- [AIM]
Write the data out again exactly, dropping any images it holds.

- [DATASET EXTRACT]
-*-

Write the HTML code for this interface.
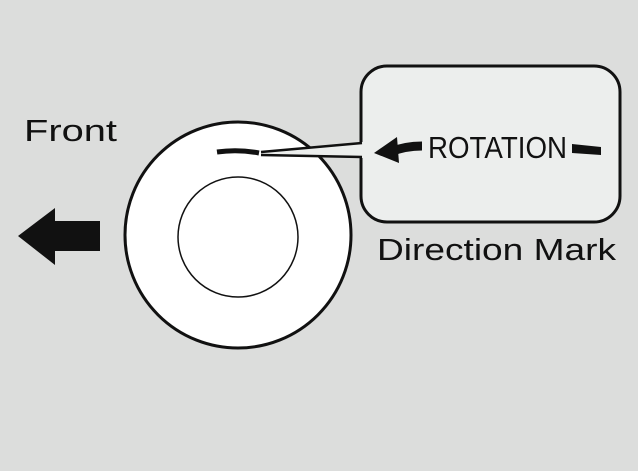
<!DOCTYPE html>
<html><head><style>
html,body{margin:0;padding:0;background:#dcdddc;}
svg{display:block}
</style></head><body>
<svg width="638" height="471" viewBox="0 0 638 471" xmlns="http://www.w3.org/2000/svg">
<rect width="638" height="471" fill="#dcdddc"/>
<circle cx="238" cy="235" r="113" fill="#fff" stroke="#111" stroke-width="3"/>
<circle cx="238" cy="237" r="60" fill="#fff" stroke="#111" stroke-width="1.5"/>
<path d="M217 152 Q238 149 259 153" stroke="#111" stroke-width="5" fill="none"/>
<rect x="361" y="66" width="259" height="156" rx="26" fill="#eceeed" stroke="#111" stroke-width="3"/>
<polygon points="261,151 363,142 363,158 261,156" fill="#eceeed"/>
<line x1="261" y1="152" x2="362" y2="143" stroke="#111" stroke-width="2.5"/>
<line x1="261" y1="155" x2="362" y2="157" stroke="#111" stroke-width="2.5"/>
<path d="M390 152 Q405 146 422 146" stroke="#111" stroke-width="9" fill="none"/>
<polygon points="374,153 397,137 399,163" fill="#111"/>
<text x="428" y="158" font-family="Liberation Sans Narrow, Liberation Sans, sans-serif" font-size="31" fill="#111" textLength="139" lengthAdjust="spacingAndGlyphs">ROTATION</text>
<path d="M572 144 L601 147 L601 155 L572 153 Z" fill="#111"/>
<text x="24" y="141" font-family="Liberation Sans, sans-serif" font-size="31" fill="#111" textLength="93" lengthAdjust="spacingAndGlyphs">Front</text>
<text x="377" y="260" font-family="Liberation Sans, sans-serif" font-size="31" fill="#111" textLength="239" lengthAdjust="spacingAndGlyphs">Direction Mark</text>
<polygon points="18,236 55,208 55,221 100,221 100,251 55,251 55,265" fill="#111"/>
</svg>
</body></html>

-*-

- [FULL ANSWER]
Write the HTML code for this interface.
<!DOCTYPE html>
<html><head><style>
html,body{margin:0;padding:0;background:#dcdddc;}
svg{display:block}
</style></head><body>
<svg width="638" height="471" viewBox="0 0 638 471" xmlns="http://www.w3.org/2000/svg">
<rect width="638" height="471" fill="#dcdddc"/>
<circle cx="238" cy="235" r="113" fill="#fff" stroke="#111" stroke-width="3"/>
<circle cx="238" cy="237" r="60" fill="#fff" stroke="#111" stroke-width="1.5"/>
<path d="M217 152 Q238 149 259 153" stroke="#111" stroke-width="5" fill="none"/>
<rect x="361" y="66" width="259" height="156" rx="26" fill="#eceeed" stroke="#111" stroke-width="3"/>
<polygon points="261,151 363,142 363,158 261,156" fill="#eceeed"/>
<line x1="261" y1="152" x2="362" y2="143" stroke="#111" stroke-width="2.5"/>
<line x1="261" y1="155" x2="362" y2="157" stroke="#111" stroke-width="2.5"/>
<path d="M390 152 Q405 146 422 146" stroke="#111" stroke-width="9" fill="none"/>
<polygon points="374,153 397,137 399,163" fill="#111"/>
<text x="428" y="158" font-family="Liberation Sans Narrow, Liberation Sans, sans-serif" font-size="31" fill="#111" textLength="139" lengthAdjust="spacingAndGlyphs">ROTATION</text>
<path d="M572 144 L601 147 L601 155 L572 153 Z" fill="#111"/>
<text x="24" y="141" font-family="Liberation Sans, sans-serif" font-size="31" fill="#111" textLength="93" lengthAdjust="spacingAndGlyphs">Front</text>
<text x="377" y="260" font-family="Liberation Sans, sans-serif" font-size="31" fill="#111" textLength="239" lengthAdjust="spacingAndGlyphs">Direction Mark</text>
<polygon points="18,236 55,208 55,221 100,221 100,251 55,251 55,265" fill="#111"/>
</svg>
</body></html>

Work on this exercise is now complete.